1) Create a set of activities for children that encourage each of the following mental abilities: grouping, matching, common relations, temporal ordering, seriation and cause and effect.
2) Each activity must have enough material for six children to participate.
3) Make a storage box for each activity. Make these boxes neat looking because they will be sitting out on a shelf.
4) Make a description card to go with each activity which includes:
a) The name of the activity and which mental ability it is intended for and a definition of the ability.
b) A description of how you would present it to make it fun for the children to use. It is very important to present these materials in an appealing way.
c) A description of how you would present it to 2 year olds and how you would present it to 4 year olds. That is, the description card should explain how to make the activity simple and easy and how to make it more challenging.
d) An explanation of why this mental ability is a useful "preacademic" skill for children to acquire.

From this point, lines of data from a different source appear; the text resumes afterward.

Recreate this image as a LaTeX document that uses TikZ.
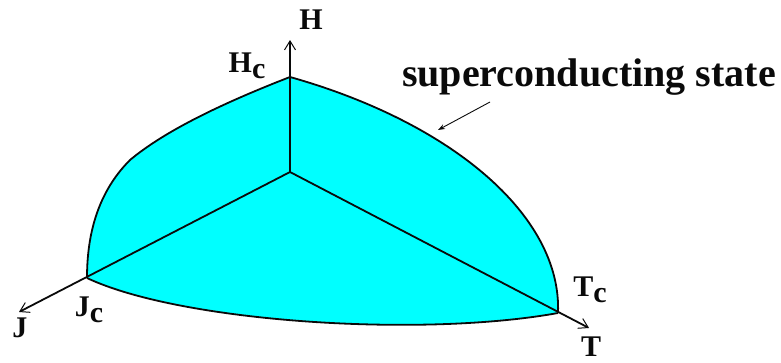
\documentclass[tikz,border=0pt]{standalone}
\usepackage{fontspec}
\setmainfont{Liberation Serif}
\usepackage{tikz}
\usetikzlibrary{positioning,arrows.meta,calc}
\definecolor{scfill}{RGB}{0,255,255}
\definecolor{inkblack}{RGB}{10,10,10}
\tikzset{
  region/.style ={fill=scfill, draw=inkblack, line width=1.6pt, line join=round},
  axis/.style   ={draw=inkblack, line width=1.8pt, -{Straight Barb[length=9pt,width=11pt,line width=1pt]}},
  edge/.style   ={draw=inkblack, line width=1.8pt},
  pointer/.style={draw=inkblack, line width=0.9pt, -{Stealth[length=7pt,width=5pt]}},
  axlbl/.style  ={font=\fontsize{30}{32}\selectfont\bfseries, inner sep=0pt, text=inkblack},
  stlbl/.style  ={font=\fontsize{40}{44}\selectfont\bfseries, inner sep=0pt, text=inkblack, anchor=base},
}
\newcommand{\crit}[1]{#1\raisebox{-6pt}{c}}

\begin{document}
\begin{tikzpicture}[x=1pt,y=-1pt]
\useasboundingbox (0,0) rectangle (781,362);
% corner points of the phase boundary
\coordinate (o)  at (290,172);
\coordinate (hc) at (290,77);
\coordinate (jc) at (87,278);
\coordinate (tc) at (558,313);
\coordinate (htip) at (290,40);
\coordinate (jtip) at (19,312);
\coordinate (ttip) at (589,328);
% superconducting region
\fill[scfill] (hc) .. controls (450,122) and (562,215) .. (tc)
  .. controls (420,338) and (180,322) .. (jc)
  .. controls (87,240) and (95,195) .. (130,160)
  .. controls (160,135) and (210,108) .. (hc) -- cycle;
\draw[edge] (hc) .. controls (450,122) and (562,215) .. (tc);
\draw[edge] (tc) .. controls (420,338) and (180,322) .. (jc);
\draw[edge] (jc) .. controls (87,240) and (95,195) .. (130,160)
  .. controls (160,135) and (210,108) .. (hc);
% axes
\foreach \tip in {htip,jtip,ttip} \draw[axis] (o) -- (\tip);
% labels
\node[axlbl] (hlbl)  at (311,20)  {H};
\node[axlbl] (hclbl) at (247,66)  {\crit{H}};
\node[axlbl] (jlbl)  at (20,328)  {J};
\node[axlbl] (jclbl) at (89,310)  {\crit{J}};
\node[axlbl] (tlbl)  at (591,347) {T};
\node[axlbl] (tclbl) at (590,290) {\crit{T}};
\node[stlbl] (state) at (589,86)  {superconducting state};
\coordinate (ptrstart) at (490,102);
\coordinate (ptrend)   at (438,130);
\draw[pointer] (ptrstart) -- (ptrend);
\end{tikzpicture}
\end{document}
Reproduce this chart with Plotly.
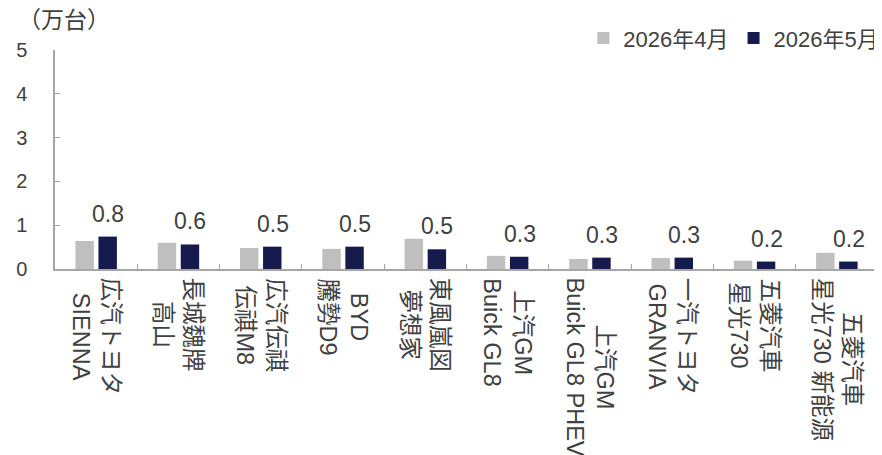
import plotly.graph_objects as go

categories = [
    "広汽トヨタ<br>SIENNA",
    "長城魏牌<br>高山",
    "広汽伝祺<br>伝祺M8",
    "BYD<br>騰勢D9",
    "東風嵐図<br>夢想家",
    "上汽GM<br>Buick GL8",
    "上汽GM<br>Buick GL8 PHEV",
    "一汽トヨタ<br>GRANVIA",
    "五菱汽車<br>星光730",
    "五菱汽車<br>星光730 新能源",
]
apr_2026 = [0.64, 0.60, 0.48, 0.46, 0.69, 0.30, 0.23, 0.25, 0.19, 0.37]
may_2026 = [0.74, 0.56, 0.51, 0.51, 0.45, 0.28, 0.26, 0.26, 0.17, 0.17]
may_labels = ["0.8", "0.6", "0.5", "0.5", "0.5", "0.3", "0.3", "0.3", "0.2", "0.2"]
series_names = ["2026年4月", "2026年5月"]
y_ticks = [0, 1, 2, 3, 4, 5]

FONT = "Liberation Sans, Arial, Noto Sans CJK JP, sans-serif"
TXT = "#404040"
AXC = "#A6A6A6"

fig = go.Figure()
fig.add_trace(go.Bar(x=categories, y=apr_2026, name=series_names[0],
                     marker=dict(color="#BFBFBF", line=dict(width=0))))
fig.add_trace(go.Bar(x=categories, y=may_2026, name=series_names[1],
                     marker=dict(color="#151B4D", line=dict(width=0))))

annotations = []
for c, v, t in zip(categories, may_2026, may_labels):
    annotations.append(dict(x=c, y=v, xref="x", yref="y", text=t, showarrow=False,
                            xshift=12, yshift=8, yanchor="bottom", xanchor="center",
                            font=dict(family=FONT, size=23, color=TXT)))
for c in categories:
    annotations.append(dict(x=c, y=0, xref="x", yref="paper", text=c, showarrow=False,
                            textangle=90, align="center", yanchor="top", xanchor="center",
                            yshift=-7, font=dict(family=FONT, size=23.5, color=TXT)))
annotations.append(dict(x=-0.047, y=1.205, xref="paper", yref="paper", text="（万台）",
                        showarrow=False, xanchor="left", yanchor="top",
                        font=dict(family=FONT, size=23, color=TXT)))

fig.update_layout(
    width=882, height=455,
    margin=dict(l=47, r=12, t=42, b=194, autoexpand=False),
    paper_bgcolor="white", plot_bgcolor="white",
    barmode="group", bargap=0.44, bargroupgap=0.2,
    font=dict(family=FONT, size=20, color=TXT),
    showlegend=True,
    legend=dict(orientation="h", xref="paper", yref="paper",
                x=0.642, xanchor="left", y=1.15, yanchor="top",
                font=dict(family=FONT, size=22, color=TXT),
                bgcolor="rgba(0,0,0,0)", itemwidth=30, tracegroupgap=0),
    annotations=annotations,
    xaxis=dict(showline=True, linecolor=AXC, linewidth=1.5, ticks="inside",
               tickson="boundaries", ticklen=5, tickcolor=AXC, showticklabels=False,
               showgrid=False, zeroline=False, fixedrange=True),
    yaxis=dict(range=[0, 5], tickvals=y_ticks, showline=True, linecolor=AXC, linewidth=1.5,
               ticks="inside", ticklen=5, tickcolor=AXC, showgrid=False, zeroline=False,
               tickfont=dict(family=FONT, size=20, color=TXT), ticklabelstandoff=22,
               fixedrange=True),
)

fig.write_html("out.html")
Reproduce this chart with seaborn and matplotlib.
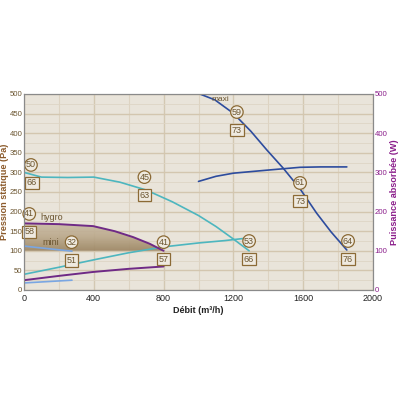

Activities for the classroom
One of the 3-year-olds in your room notices some bird tracks in the snow when the children go out to play. Suggest some spontaneous activities you could do with her that would encourage her to interact with the snow and to investigate further how the bird tracks were made. Now demonstrate that you understand the difference DeVries and Kohlberg draw between active involvement and more passive interest by suggesting a couple of things you could do that would cause the child to not take action herself.
On that same snowy day, the children are fascinated with the snow itself because it's the first snow of winter. What are some activities you could do with them that would provide some learning while remaining real fun for the children? Be sure to identify what the children would be learning and why you think they will enjoy the experiences.